+++ GIVEN DATA +++

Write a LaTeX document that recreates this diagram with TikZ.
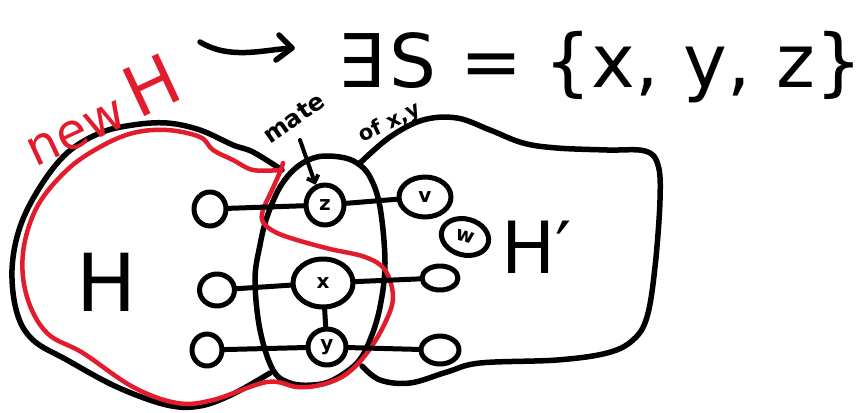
\documentclass[tikz,border=0pt]{standalone}
\usepackage{fontspec}
\setmainfont{DejaVu Sans}
\usetikzlibrary{arrows.meta,shapes.geometric}
\definecolor{newred}{RGB}{226,28,44}
\begin{document}
\begin{tikzpicture}[x=1pt,y=-1pt,line cap=round,line join=round,
  ink/.style={line width=5.5pt,draw=black},
  redink/.style={line width=4.5pt,draw=newred},
  vtx/.style={draw,line width=5pt,ellipse,inner sep=0pt,font=\fontsize{20}{20}\selectfont\bfseries},
  edge/.style={line width=5pt},
  hand/.style={font=\fontsize{#1}{#1}\selectfont},
  handb/.style={font=\fontsize{#1}{#1}\selectfont\bfseries}]
\useasboundingbox (0,0) rectangle (864,412);
% blobs
\draw[ink] plot[smooth,tension=0.6] coordinates {(282,170) (253,152) (233,145) (200,130) (167,123) (133,125) (100,133) (67,153) (40,187) (20,227) (12,270) (17,313) (33,340) (67,360) (117,387) (167,405) (200,406) (233,394) (270,373)};
\draw[ink] plot[smooth cycle,tension=0.6] coordinates {(297,167) (317,157) (340,157) (357,163) (370,177) (380,207) (385,263) (380,307) (370,340) (357,363) (333,380) (313,385) (290,383) (273,370) (260,330) (255,280) (260,245) (267,217) (280,187)};
\draw[ink] plot[smooth,tension=0.6] coordinates {(360,163) (390,137) (423,120) (457,118) (490,130) (523,143) (557,148) (607,150) (645,151) (658,165) (660,200) (655,267) (647,317) (633,340) (607,353) (557,360) (480,363) (447,372) (410,383) (380,380) (362,366)};
% new H
\draw[redink] plot[smooth,tension=0.6] coordinates {(283,163) (280,172) (272,190) (263,210) (263,222) (275,232) (297,240) (330,249) (365,257) (385,270) (393,297) (385,323) (367,353) (345,375) (320,385) (297,387) (267,382) (213,400) (177,403) (133,387) (83,353) (47,333) (27,297) (23,253) (37,207) (67,170) (100,147) (133,133) (167,130) (200,137) (213,150) (233,160) (253,170) (280,170)};
% vertices
\node[vtx,minimum width=32,minimum height=34] (l1) at (210,209) {};
\node[vtx,minimum width=35,minimum height=32] (l2) at (217,290) {};
\node[vtx,minimum width=30,minimum height=32] (l3) at (207,350) {};
\node[vtx,minimum width=38,minimum height=40] (z) at (325,205) {z};
\node[vtx,minimum width=52,minimum height=40] (v) at (425,197) {v};
\node[vtx,minimum width=48,minimum height=36,rotate=-15] (w) at (465,237) {w};
\node[vtx,minimum width=60,minimum height=48] (x) at (323,283) {x};
\node[vtx,minimum width=38,minimum height=36] (y) at (327,347) {y};
\node[vtx,minimum width=36,minimum height=24] (r1) at (440,278) {};
\node[vtx,minimum width=38,minimum height=28] (r2) at (440,350) {};
% edges
\draw[edge] (l1) -- (z);
\draw[edge] (z) -- (v);
\draw[edge] (l2) -- (x);
\draw[edge] (x) -- (r1);
\draw[edge] (x) -- (y);
\draw[edge] (l3) -- (y);
\draw[edge] (y) -- (r2);
% labels
\node[hand=80] (H) at (107,282) {H};
\node[hand=72] (Hp) at (537,247) {H′};
\node[hand=74,anchor=base west,inner sep=0pt] (S) at (337,88) {∃\hspace{6pt}S\hspace{24pt}=\hspace{22pt}\{x,\hspace{24pt}y,\hspace{26pt}z\}};
\node[hand=50,text=newred,rotate=25] (newH) at (100,110) {new\hspace{10pt}\fontsize{70}{70}\selectfont H};
\node[handb=24,rotate=35] (mate) at (294,118) {mate};
\node[handb=21,rotate=25] (ofxy) at (390,123) {of x,y};
% arrows
\coordinate (a0) at (200,42);
\coordinate (a1) at (292,48);
\draw[ink] (a0) .. controls (230,60) and (262,50) .. (a1);
\draw[ink] (279,35) -- (a1) -- (276,60);
\coordinate (m0) at (300,140);
\draw[line width=4pt,-{Straight Barb[length=6pt,width=12pt]}] (m0) -- (z.115);
\end{tikzpicture}
\end{document}
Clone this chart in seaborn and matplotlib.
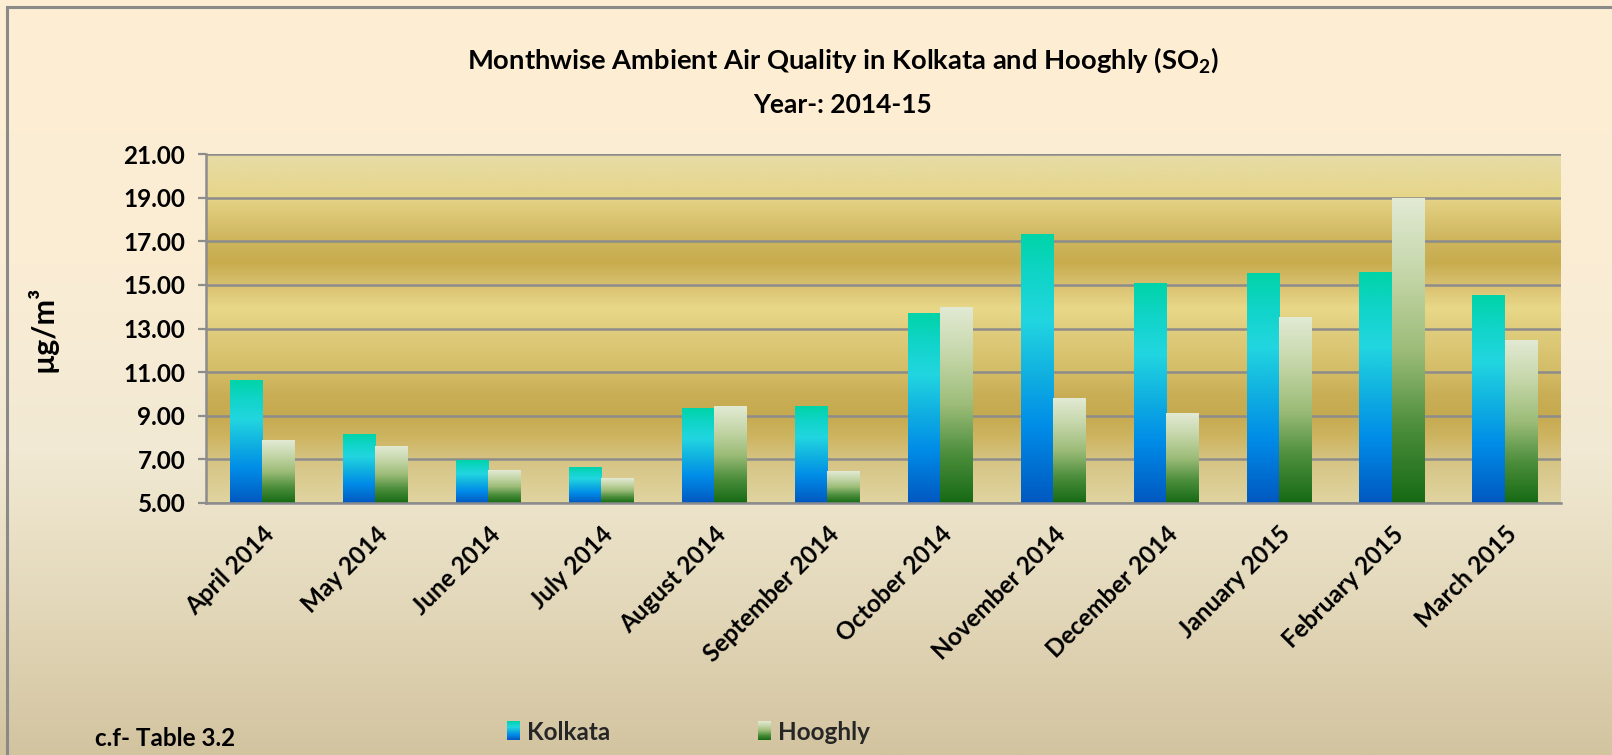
import numpy as np
import pandas as pd
import matplotlib
matplotlib.use("Agg")
import matplotlib.pyplot as plt
import seaborn as sns
from matplotlib.colors import LinearSegmentedColormap
from matplotlib.legend_handler import HandlerBase
from matplotlib.image import BboxImage
from matplotlib.transforms import Bbox, TransformedBbox
from matplotlib.patches import Rectangle, Patch

# ---------------- data ----------------
months = ["April 2014", "May 2014", "June 2014", "July 2014", "August 2014",
          "September 2014", "October 2014", "November 2014", "December 2014",
          "January 2015", "February 2015", "March 2015"]
kolkata = [10.62, 8.13, 6.94, 6.62, 9.32, 9.41, 13.67, 17.29, 15.05, 15.50, 15.55, 14.50]
hooghly = [7.85, 7.58, 6.48, 6.11, 9.41, 6.44, 13.95, 9.78, 9.09, 13.49, 18.94, 12.44]
series = ["Kolkata", "Hooghly"]
yticks = [5, 7, 9, 11, 13, 15, 17, 19, 21]
title = "Monthwise Ambient Air Quality in Kolkata and Hooghly (SO$_2$)"
subtitle = "Year-: 2014-15"
ylabel = "\u00b5g/m\u00b3"
note = "c.f- Table 3.2"

# ---------------- style ----------------
sns.set_theme(style="white")
plt.rcParams['font.family'] = ['Lato', 'DejaVu Sans']
plt.rcParams['font.weight'] = 'bold'
plt.rcParams['mathtext.fontset'] = 'custom'
plt.rcParams['mathtext.rm'] = 'Lato:bold'
plt.rcParams['mathtext.it'] = 'Lato:bold'
plt.rcParams['mathtext.bf'] = 'Lato:bold'

W, H = 1612, 755
fig = plt.figure(figsize=(W / 100, H / 100), dpi=100)

# figure background gradient
fig_cmap = LinearSegmentedColormap.from_list("figbg", [
    (0.0, "#D3C4A0"), (0.2, "#E3D8BA"), (0.4, "#F1E9D3"), (0.65, "#FBEDD5"), (1.0, "#FDEED3")])
bg = fig.add_axes([0, 0, 1, 1], zorder=-10)
bg.imshow(np.linspace(0, 1, 256).reshape(-1, 1), cmap=fig_cmap, aspect='auto',
          extent=[0, 1, 0, 1], origin='lower')
bg.set_xlim(0, 1); bg.set_ylim(0, 1)
bg.axis('off')
# chart border (top and left edges visible)
bg.add_patch(Rectangle((7 / W, -0.2), 1.5, 1.2 - 7 / H, fill=False,
                       edgecolor="#8A8A8A", lw=2.2, transform=bg.transAxes, clip_on=False))

# plot area
x0, x1, y0, y1 = 206, 1561, 154, 503
ax = fig.add_axes([x0 / W, 1 - y1 / H, (x1 - x0) / W, (y1 - y0) / H])

plot_cmap = LinearSegmentedColormap.from_list("plotbg", [
    (0.0, "#E0D4A0"), (0.12, "#D6C484"), (0.19, "#CDB460"), (0.25, "#C6AA50"),
    (0.31, "#C9AE55"), (0.375, "#D4BC66"), (0.5, "#E0CE7E"), (0.56, "#E8D888"),
    (0.625, "#D8C070"), (0.69, "#C8AC4E"), (0.75, "#CDB45C"), (0.86, "#E2CF80"),
    (0.88, "#E6D68A"), (1.0, "#E6DCA6")])
ax.imshow(np.linspace(0, 1, 512).reshape(-1, 1), cmap=plot_cmap, aspect='auto',
          extent=[0, 1, 0, 1], origin='lower', transform=ax.transAxes, zorder=0.1)

df = pd.DataFrame({
    "Month": months * 2,
    "City": [series[0]] * len(months) + [series[1]] * len(months),
    "Value": kolkata + hooghly,
})
sns.barplot(data=df, x="Month", y="Value", hue="City", order=months, hue_order=series,
            width=0.57, gap=0, ax=ax, legend=False, saturation=1,
            palette=["#18C8E0", "#9ABE78"], errorbar=None)

k_cmap = LinearSegmentedColormap.from_list("kol", [
    (0.0, "#0058C0"), (0.28, "#008CE8"), (0.5, "#12B4E0"), (0.68, "#22D6E0"),
    (0.85, "#10D4C8"), (1.0, "#00D4A8")])
h_cmap = LinearSegmentedColormap.from_list("hoo", [
    (0.0, "#166A14"), (0.25, "#4C8E3C"), (0.5, "#9CBC78"), (0.75, "#C4D6A8"),
    (1.0, "#E2EAD4")])
cmaps = [k_cmap, h_cmap]

grad = np.linspace(0, 1, 256).reshape(-1, 1)
for cont, cm in zip(ax.containers, cmaps):
    for p in cont:
        bx, bw, top = p.get_x(), p.get_width(), p.get_height()
        p.set_facecolor("none")
        p.set_edgecolor("none")
        ax.imshow(grad, cmap=cm, aspect='auto', origin='lower',
                  extent=[bx, bx + bw, yticks[0], top], zorder=2, interpolation='bilinear')

ax.set_xlim(-0.5, len(months) - 0.5)
ax.set_ylim(yticks[0], yticks[-1])
ax.set_aspect('auto')
ax.set_facecolor("none")

# grid and axes
ax.set_yticks(yticks)
ax.set_yticklabels([f"{v:.2f}" for v in yticks])
ax.yaxis.grid(True, color="#8C8C8C", lw=1.8)
ax.set_axisbelow(True)
for g in ax.yaxis.get_gridlines():
    g.set_zorder(0.5)
for s in ["top", "right"]:
    ax.spines[s].set_visible(False)
for s in ["left", "bottom"]:
    ax.spines[s].set_color("#8C8C8C")
    ax.spines[s].set_linewidth(1.8)
    ax.spines[s].set_zorder(3)

ax.set_xticks(range(len(months)))
ax.set_xticklabels(months, rotation=45, ha='right', rotation_mode='anchor')
ax.set_xticks(np.arange(-0.5, len(months), 1.0), minor=True)
ax.tick_params(axis='x', which='major', length=0, pad=14, labelsize=17.5, labelcolor='black')
ax.tick_params(axis='x', which='minor', length=8, width=1.6, color="#8C8C8C", direction='out')
ax.tick_params(axis='y', which='major', length=6, width=1.6, color="#8C8C8C", pad=9,
               labelsize=17.5, labelcolor='black', left=True)
for lab in ax.get_xticklabels() + ax.get_yticklabels():
    lab.set_fontweight('bold')

ax.set_xlabel("")
ax.set_ylabel(ylabel, fontsize=22, fontweight='bold', color='black')
ax.yaxis.set_label_coords((57 - x0) / (x1 - x0), 0.5)

# titles
fig.text(843 / W, 1 - 60 / H, title, ha='center', va='center', fontsize=19.7,
         fontweight='bold', color='black')
fig.text(843 / W, 1 - 105 / H, subtitle, ha='center', va='center', fontsize=19,
         fontweight='bold', color='black')
fig.text(95 / W, 17 / H, note, ha='left', va='center', fontsize=17.5,
         fontweight='bold', color='black')


# legend with gradient swatches
class GradHandler(HandlerBase):
    def __init__(self, cmap):
        super().__init__()
        self.cmap = cmap

    def create_artists(self, legend, orig_handle, xdescent, ydescent, width, height,
                       fontsize, trans):
        bb = TransformedBbox(Bbox.from_bounds(-xdescent, -ydescent, width, height), trans)
        img = BboxImage(bb, cmap=self.cmap, interpolation='bilinear', origin='lower')
        img.set_data(np.linspace(0, 1, 64).reshape(-1, 1))
        return [img]


handles = [Patch(label=series[0]), Patch(label=series[1])]
fig.legend(handles, series, handler_map={handles[0]: GradHandler(k_cmap),
                                         handles[1]: GradHandler(h_cmap)},
           loc='center left', bbox_to_anchor=(507 / W, 23 / H), ncol=2, frameon=False,
           columnspacing=6.1, handlelength=0.5, handleheight=0.8, handletextpad=0.32,
           prop={'size': 17.5, 'weight': 'bold'}, borderpad=0, borderaxespad=0)

fig.savefig("out.png", dpi=100)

+++

### INSTRUCTIONS TO FOLLOW
Every line from the one containing "Clone this chart in seaborn and matplotlib." through the one containing "ax = fig.add_axes([x0" should be quoted exactly, and no other lines; keep pictures out of the copy.

### FULL ANSWER
Clone this chart in seaborn and matplotlib.
import numpy as np
import pandas as pd
import matplotlib
matplotlib.use("Agg")
import matplotlib.pyplot as plt
import seaborn as sns
from matplotlib.colors import LinearSegmentedColormap
from matplotlib.legend_handler import HandlerBase
from matplotlib.image import BboxImage
from matplotlib.transforms import Bbox, TransformedBbox
from matplotlib.patches import Rectangle, Patch

# ---------------- data ----------------
months = ["April 2014", "May 2014", "June 2014", "July 2014", "August 2014",
          "September 2014", "October 2014", "November 2014", "December 2014",
          "January 2015", "February 2015", "March 2015"]
kolkata = [10.62, 8.13, 6.94, 6.62, 9.32, 9.41, 13.67, 17.29, 15.05, 15.50, 15.55, 14.50]
hooghly = [7.85, 7.58, 6.48, 6.11, 9.41, 6.44, 13.95, 9.78, 9.09, 13.49, 18.94, 12.44]
series = ["Kolkata", "Hooghly"]
yticks = [5, 7, 9, 11, 13, 15, 17, 19, 21]
title = "Monthwise Ambient Air Quality in Kolkata and Hooghly (SO$_2$)"
subtitle = "Year-: 2014-15"
ylabel = "\u00b5g/m\u00b3"
note = "c.f- Table 3.2"

# ---------------- style ----------------
sns.set_theme(style="white")
plt.rcParams['font.family'] = ['Lato', 'DejaVu Sans']
plt.rcParams['font.weight'] = 'bold'
plt.rcParams['mathtext.fontset'] = 'custom'
plt.rcParams['mathtext.rm'] = 'Lato:bold'
plt.rcParams['mathtext.it'] = 'Lato:bold'
plt.rcParams['mathtext.bf'] = 'Lato:bold'

W, H = 1612, 755
fig = plt.figure(figsize=(W / 100, H / 100), dpi=100)

# figure background gradient
fig_cmap = LinearSegmentedColormap.from_list("figbg", [
    (0.0, "#D3C4A0"), (0.2, "#E3D8BA"), (0.4, "#F1E9D3"), (0.65, "#FBEDD5"), (1.0, "#FDEED3")])
bg = fig.add_axes([0, 0, 1, 1], zorder=-10)
bg.imshow(np.linspace(0, 1, 256).reshape(-1, 1), cmap=fig_cmap, aspect='auto',
          extent=[0, 1, 0, 1], origin='lower')
bg.set_xlim(0, 1); bg.set_ylim(0, 1)
bg.axis('off')
# chart border (top and left edges visible)
bg.add_patch(Rectangle((7 / W, -0.2), 1.5, 1.2 - 7 / H, fill=False,
                       edgecolor="#8A8A8A", lw=2.2, transform=bg.transAxes, clip_on=False))

# plot area
x0, x1, y0, y1 = 206, 1561, 154, 503
ax = fig.add_axes([x0 / W, 1 - y1 / H, (x1 - x0) / W, (y1 - y0) / H])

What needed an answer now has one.